Many “classic” M2M deployments have involved fairly mature technologies with low requirements for data transmissions – think of an electrical meter dripping bits of information on a 2G connection – where cost-savings are at a premium and security not even an afterthought. This is changing rapidly for a variety of reasons. M2M technology is increasingly deployed in areas such as healthcare, where data integrity is crucial, M2M deployments are becoming more integrated with backbone enterprise software systems, and it has become clear that, in many cases, the simpler the technology is the more vulnerable M2M connections are to hacking and other threats.
The industry has a long way to go in regards to security. There are numerous examples of M2M modules being hacked with intent – the US National Science Foundation (NSF) recently backed a study to determine what kind of consumer information could be drawn from smart meters – and there appears to be little standing in the way of those bent on using the vulnerability of typical M2M connections to steal data and disrupt networks. New deployment regimes using more robust encryption or “trusted” network environments are promising, but will surely add costs in an industry that has always struggled to achieve ARPUs.
Robin Duke-Woolley, CEO of leading M2M research firm Beecham Research, says “security has long been an underappreciated issue in the machine-to-machine solutions sector, but our research shows that is becoming front-and-center. In a recent survey of M2M solution providers, 60% considered it to be the top priority in delivering M2M projects. This increasing priority coincides with greater use of M2M data throughout the organization and is closely linked with increasing integration with IT systems and the growing trend for M2M solutions becoming mission critical.” Beecham will publish a report on the subject in March of this year.
Results of the NSF study on hacking smart meters were published by the Association for Computing Machinery in October, and determined that, by means of “spoofing” and reverse engineering, it was fairly easy to communicate with commonly deployed electrical meters. Using little more than a desk-top computer with an Internet connection, the researchers were able to determine electrical consumption within homes, to know if residents were on-premises, and (through infiltration of set-top cable boxes) even to determine which TV stations people were watching.
A similar project was undertaken in Germany by “Hunz,” an otherwise anonymous (and apparently benevolent) hacker, who presented his findings at the Chaos Communications Camp conference in August of 2011. Using a vanilla automotive GSM module bought on eBay, commonly available “sniffing” software, and a laptop with Internet, he was able to breach the PIN-protected SIM card, gain access to the cellular network, and communicate with other IP addresses on the network. Based on highly variable response times, Hunz assumed that he was actually communicating with other moving vehicles. At that point, concerned about driver safety, he said he shut the project down.

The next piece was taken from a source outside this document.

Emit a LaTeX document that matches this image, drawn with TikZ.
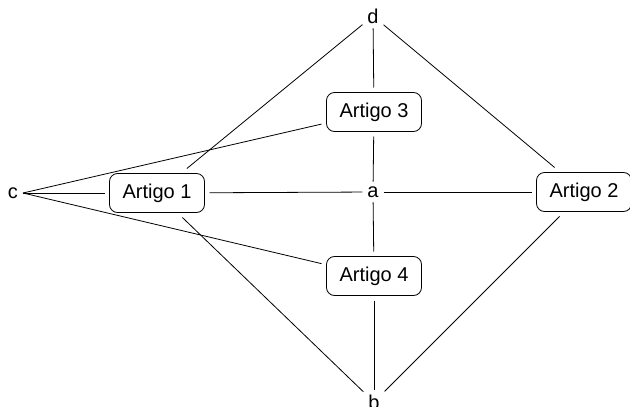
\documentclass[tikz,border=0pt]{standalone}
\usepackage{fontspec}
\setmainfont{Liberation Sans}
\begin{document}
\begin{tikzpicture}[x=1pt,y=-1pt,
  artbox/.style={draw, rounded corners=8pt, minimum width=95pt, minimum height=39pt,
    inner sep=0pt, outer sep=5pt, font=\fontsize{20}{23}\selectfont, line width=0.8pt},
  letter/.style={inner sep=3pt, outer sep=2pt, font=\fontsize{20}{23}\selectfont},
  link/.style={line width=0.8pt}]
\useasboundingbox (0,0) rectangle (630,407);
\node[letter] (c) at (13,193) {c};
\node[letter] (a) at (373,192) {a};
\node[letter] (d) at (373,16) {d};
\node[letter] (b) at (374,402) {b};
\node[artbox] (a1) at (157,193) {Artigo 1};
\node[artbox] (a2) at (584,192) {Artigo 2};
\node[artbox] (a3) at (374,112) {Artigo 3};
\node[artbox] (a4) at (374,276) {Artigo 4};
\draw[link] (c) -- (a1);
\draw[link] (c.east) -- (a3);
\draw[link] (c.east) -- (a4);
\draw[link] (a1) -- (a);
\draw[link] (a) -- (a2);
\draw[link] (a1) -- (d);
\draw[link] (a1) -- (b);
\draw[link] (d) -- (a3);
\draw[link] (d) -- (a2);
\draw[link] (a3) -- (a);
\draw[link] (a) -- (a4);
\draw[link] (a4) -- (b);
\draw[link] (b) -- (a2);
\end{tikzpicture}
\end{document}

Hunz pointed out that debugging interfaces and internal interfaces that connect the GSM module to the microprocessor and to the SIM card are particularly vulnerable to infiltration. “Security standards for most M2M devices are pretty much in the 80s,” he said, noting that the SIM card on the GSM module was still active. Not so benevolent were thieves that broke into traffic lights outfitted with SIM cards in Johannesburg, South Africa later in 2011 – they physically broke into the lights, stole the cards, and apparently used them to make millions of dollars in illicit phone calls.
One promising solution is end-to-end encryption, where M2M data is encrypted at the source, and only decrypted only when it arrives at its destination, lowering the risk of intermediate breaches. These technologies are said to increase costs and strain networks by requiring more aggregation of data packets. Another solution could be integrated “Trusted Environments” (TREs) – a subscription access regime where only trusted devices gain access to a network and are then constantly monitored for “normal” behavior. TREs show promise, but may require new forms of certification from hardware vendors and new network infrastructures. “There is a growing realization that, unless you have end-to-end security, you effectively have no security,” says Duke-Woolley.